In ADBI’s developing Asia debt and climate heatmap, the Philippines’ gross debt-to-gross domestic product (GDP) ratio of 57 percent was tagged as “moderate.”
However, the country’s 16.4-percent share of interest payments to government revenues was flagged by ADBI as “high.”
ADBI noted that while the Philippines’ gross debt-to-GDP ratio fell to 37.1 percent in 2018 from 50 percent in 2008, the share soared to 56.5 percent in 2023.
Annual interest expense as a percentage of government revenue also dropped to 12.3 percent in 2018 from 24.1 percent in 2008; however, the ratio climbed in 2023 to 16.4 percent.
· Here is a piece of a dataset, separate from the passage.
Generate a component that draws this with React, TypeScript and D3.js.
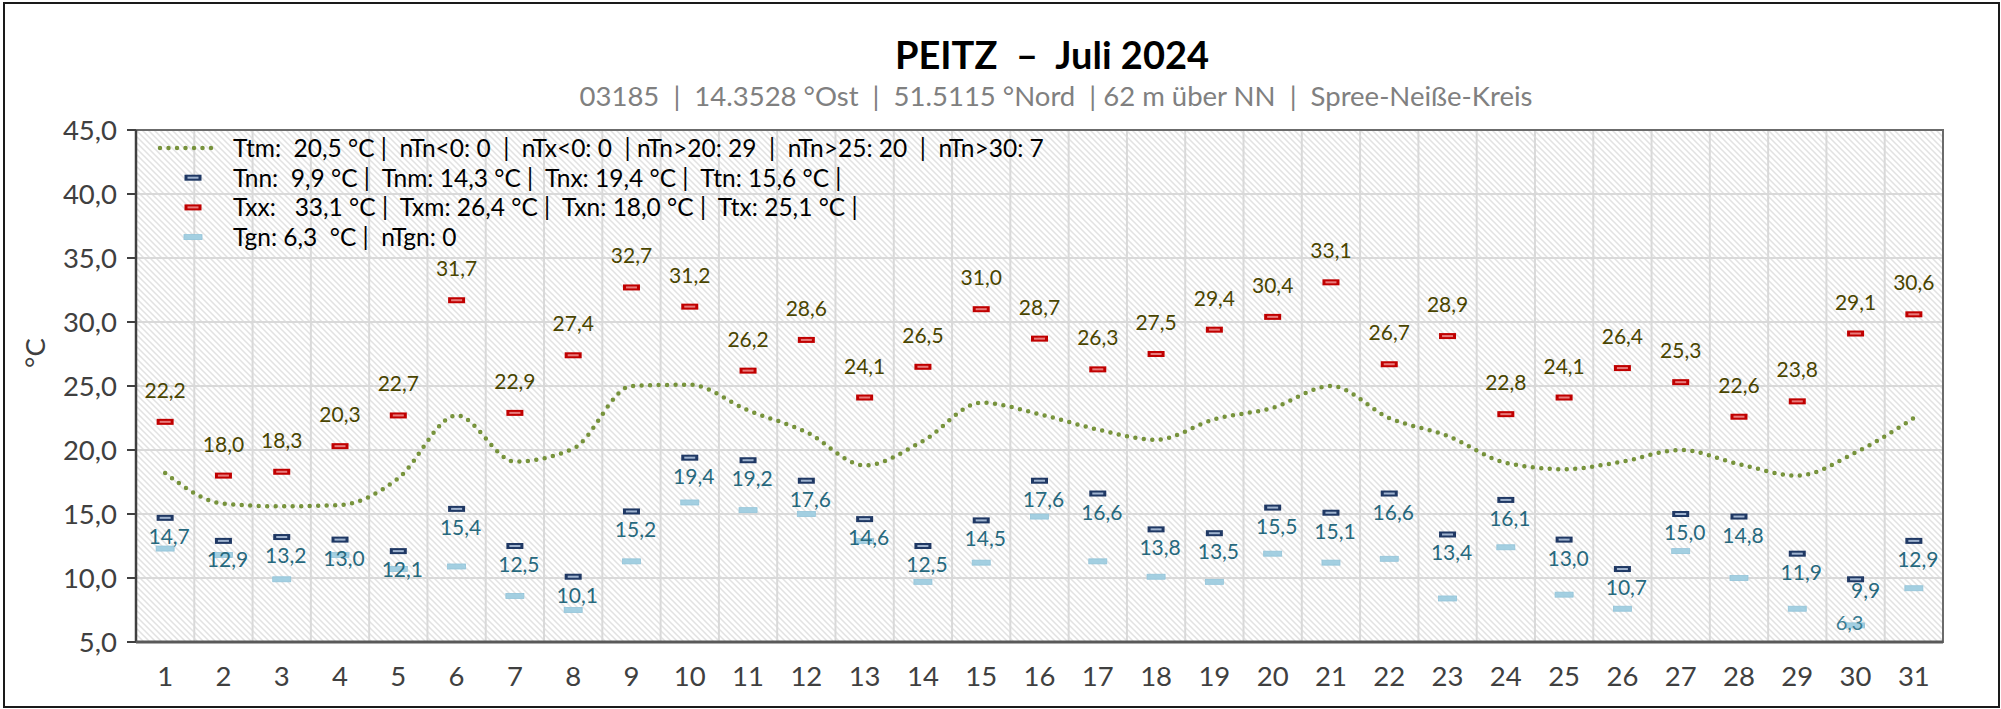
import React from 'react';
import * as d3 from 'd3';

// Peitz, Juli 2024 - Tageswerte
const days = d3.range(1, 32);
const tMax = [22.2, 18.0, 18.3, 20.3, 22.7, 31.7, 22.9, 27.4, 32.7, 31.2, 26.2, 28.6, 24.1, 26.5, 31.0, 28.7, 26.3, 27.5, 29.4, 30.4, 33.1, 26.7, 28.9, 22.8, 24.1, 26.4, 25.3, 22.6, 23.8, 29.1, 30.6];
const tMin = [14.7, 12.9, 13.2, 13.0, 12.1, 15.4, 12.5, 10.1, 15.2, 19.4, 19.2, 17.6, 14.6, 12.5, 14.5, 17.6, 16.6, 13.8, 13.5, 15.5, 15.1, 16.6, 13.4, 16.1, 13.0, 10.7, 15.0, 14.8, 11.9, 9.9, 12.9];
const tGround = [12.3, 11.8, 9.9, 11.8, 10.7, 10.9, 8.6, 7.5, 11.3, 15.9, 15.3, 15.0, 12.9, 9.7, 11.2, 14.8, 11.3, 10.1, 9.7, 11.9, 11.2, 11.5, 8.4, 12.4, 8.7, 7.6, 12.1, 10.0, 7.6, 6.3, 9.2];
const tMean = [18.2, 15.8, 15.6, 15.7, 17.8, 22.7, 19.1, 20.1, 25.0, 25.1, 23.1, 21.4, 18.8, 20.7, 23.7, 22.8, 21.6, 20.8, 22.4, 23.3, 25.0, 22.5, 21.1, 19.0, 18.5, 19.1, 20.0, 18.9, 18.0, 19.8, 22.5];
const yTicks = [5, 10, 15, 20, 25, 30, 35, 40, 45];

const title = 'PEITZ  –  Juli 2024';
const subtitle = '03185  |  14.3528 °Ost  |  51.5115 °Nord  | 62 m über NN  |  Spree-Neiße-Kreis';
const legendRows = [
  'Ttm:  20,5 °C |  nTn<0: 0  |  nTx<0: 0  | nTn>20: 29  |  nTn>25: 20  |  nTn>30: 7',
  'Tnn:  9,9 °C |  Tnm: 14,3 °C |  Tnx: 19,4 °C |  Ttn: 15,6 °C |',
  'Txx:   33,1 °C |  Txm: 26,4 °C |  Txn: 18,0 °C |  Ttx: 25,1 °C |',
  'Tgn: 6,3  °C |  nTgn: 0',
];

const W = 2001;
const H = 709;
const font = "Lato, 'Liberation Sans', sans-serif";
const fmt = (v: number) => v.toFixed(1).replace('.', ',');

const Dash = ({ cx, cy, kind }: { cx: number; cy: number; kind: string }) => {
  if (kind === 'max')
    return (
      <g>
        <rect x={cx - 8.5} y={cy - 3} width={17} height={6} fill="#c00000" />
        <rect x={cx - 5.5} y={cy - 1} width={11} height={2} fill="#e87b7b" />
      </g>
    );
  if (kind === 'min')
    return (
      <g>
        <rect x={cx - 8.5} y={cy - 3} width={17} height={6} fill="#1f3864" />
        <rect x={cx - 5.5} y={cy - 1} width={11} height={2} fill="#9fb3cf" />
      </g>
    );
  return <rect x={cx - 9} y={cy - 2.5} width={18} height={5} fill="#a3cfe1" stroke="#93c4d9" strokeWidth={0.8} />;
};

const App = () => {
  const left = 136, right = 1943, top = 130, bottom = 642;
  const x = d3.scaleBand<number>().domain(days).range([left, right]).padding(0);
  const y = d3.scaleLinear().domain([5, 45]).range([bottom, top]);
  const cx = (d: number) => (x(d) as number) + x.bandwidth() / 2;
  const line = d3
    .line<number>()
    .x((_, i) => cx(days[i]))
    .y((v) => y(v))
    .curve(d3.curveMonotoneX);

  const tGroundMin = d3.min(tGround) as number;
  const iGroundMin = tGround.indexOf(tGroundMin);
  // min label sits a little tighter and further right where it meets the ground-min label
  const minLabelDy = (i: number) => (i === iGroundMin ? 19 : 26);
  const minLabelDx = (i: number) => (i === iGroundMin ? 10 : 4);

  return (
    <div>
      <style>{'body{margin:0}'}</style>
      <svg width={W} height={H} style={{ display: 'block', fontFamily: font }}>
        <defs>
          <pattern id="hatch" patternUnits="userSpaceOnUse" width={6} height={6}>
            <rect width={6} height={6} fill="#ffffff" />
            <path d="M-1,-1L7,7M-1,5L1,7M5,-1L7,1" stroke="#e2e2e2" strokeWidth={1.5} />
          </pattern>
        </defs>
        <rect x={0} y={0} width={W} height={H} fill="#ffffff" />
        <rect x={4} y={3} width={W - 6} height={H - 5} fill="none" stroke="#1a1a1a" strokeWidth={2} />

        <text x={1052} y={69} textAnchor="middle" fontSize={38} fontWeight="bold" fill="#000" style={{ whiteSpace: 'pre' }}>
          {title}
        </text>
        <text x={1056} y={106} textAnchor="middle" fontSize={27.5} fill="#808080" style={{ whiteSpace: 'pre' }}>
          {subtitle}
        </text>

        {/* plot area */}
        <rect x={left} y={top} width={right - left} height={bottom - top} fill="url(#hatch)" />
        {yTicks.slice(1, -1).map((t) => (
          <line key={t} x1={left} x2={right} y1={y(t)} y2={y(t)} stroke="#d9d9d9" strokeWidth={2} />
        ))}
        {days.slice(1).map((d) => (
          <line key={d} x1={x(d)} x2={x(d)} y1={top} y2={bottom} stroke="#d9d9d9" strokeWidth={2} />
        ))}
        <rect x={left} y={top} width={right - left} height={bottom - top} fill="none" stroke="#6b6b6b" strokeWidth={2} />
        <line x1={left} x2={left} y1={top} y2={bottom} stroke="#404040" strokeWidth={2.5} />
        <line x1={left} x2={right} y1={bottom} y2={bottom} stroke="#595959" strokeWidth={3} />

        {yTicks.map((t) => (
          <g key={t}>
            <line x1={left - 9} x2={left} y1={y(t)} y2={y(t)} stroke="#404040" strokeWidth={2} />
            <text x={117} y={y(t)} dy="0.35em" textAnchor="end" fontSize={27.5} fill="#404040">
              {fmt(t)}
            </text>
          </g>
        ))}
        {days.map((d) => (
          <text key={d} x={cx(d)} y={686} textAnchor="middle" fontSize={27.5} fill="#404040">
            {d}
          </text>
        ))}
        <text transform="translate(45,353) rotate(-90)" textAnchor="middle" fontSize={27.5} fill="#404040">
          °C
        </text>

        {/* daily mean */}
        <path
          d={line(tMean) as string}
          fill="none"
          stroke="#77933c"
          strokeWidth={4.5}
          strokeDasharray="0 8.5"
          strokeLinecap="round"
        />

        {days.map((d, i) => (
          <g key={d}>
            <Dash cx={cx(d)} cy={y(tGround[i])} kind="ground" />
            <Dash cx={cx(d)} cy={y(tMin[i])} kind="min" />
            <Dash cx={cx(d)} cy={y(tMax[i])} kind="max" />
            <text x={cx(d)} y={y(tMax[i]) - 24} textAnchor="middle" fontSize={21} fill="#4a4500">
              {fmt(tMax[i])}
            </text>
            <text x={cx(d) + minLabelDx(i)} y={y(tMin[i]) + minLabelDy(i)} textAnchor="middle" fontSize={21} fill="#27697e">
              {fmt(tMin[i])}
            </text>
          </g>
        ))}
        <text x={cx(days[iGroundMin]) - 6} y={y(tGroundMin) + 5} textAnchor="middle" fontSize={20} fill="#3a7d93">
          {fmt(tGroundMin)}
        </text>

        {/* legend */}
        {legendRows.map((row, i) => {
          const ly = 148 + i * 29.7;
          return (
            <g key={i}>
              {i === 0 ? (
                <line x1={160} x2={216} y1={ly} y2={ly} stroke="#77933c" strokeWidth={4.5} strokeDasharray="0 8.5" strokeLinecap="round" />
              ) : (
                <Dash cx={193} cy={ly} kind={i === 1 ? 'min' : i === 2 ? 'max' : 'ground'} />
              )}
              <text x={233} y={ly} dy="0.36em" fontSize={24.5} fill="#000" style={{ whiteSpace: 'pre' }}>
                {row}
              </text>
            </g>
          );
        })}
      </svg>
    </div>
  );
};

export default App;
ADBI placed the Philippines’ progress so far in achieving the United Nations’ (UN) Sustainable Development Goals (SDGs) at only 53 percent, while the country also faces “moderate” climate vulnerability.
As such, ADBI described as “moderate” the composite risk that the Philippines has to deal with from its mounting debt and exposure to climate hazards.
Manila Bulletin reported in April data from the Washington-based global financial industry association Institute of International Finance (IIF) showing that from 2022 to 2024, the Philippines’ debt servicing budget averaged 6.2 percent of GDP.
Amortization or principal repayments as a share of Philippine GDP reached 3.8 percent, while interest payments stood at 2.4 percent.
IIF data showed that the Philippines’ debt payments exceeded the budgets for more important sectors like education (an average of 3.6 percent of GDP from 2022 to 2024), health (1.2 percent of GDP), and the military (1.1 percent of GDP).
The Philippines will repay a record ₱2.05 trillion in debt this year, up from ₱2.02 trillion last year.
The national government will settle over ₱1.2 trillion in principal amortization in 2025, on top of more than ₱848 billion in interest.
The IIF had cited the Philippines as among the countries that have experienced both rising interest costs and falling social expenditures during the period 2018 to 2024.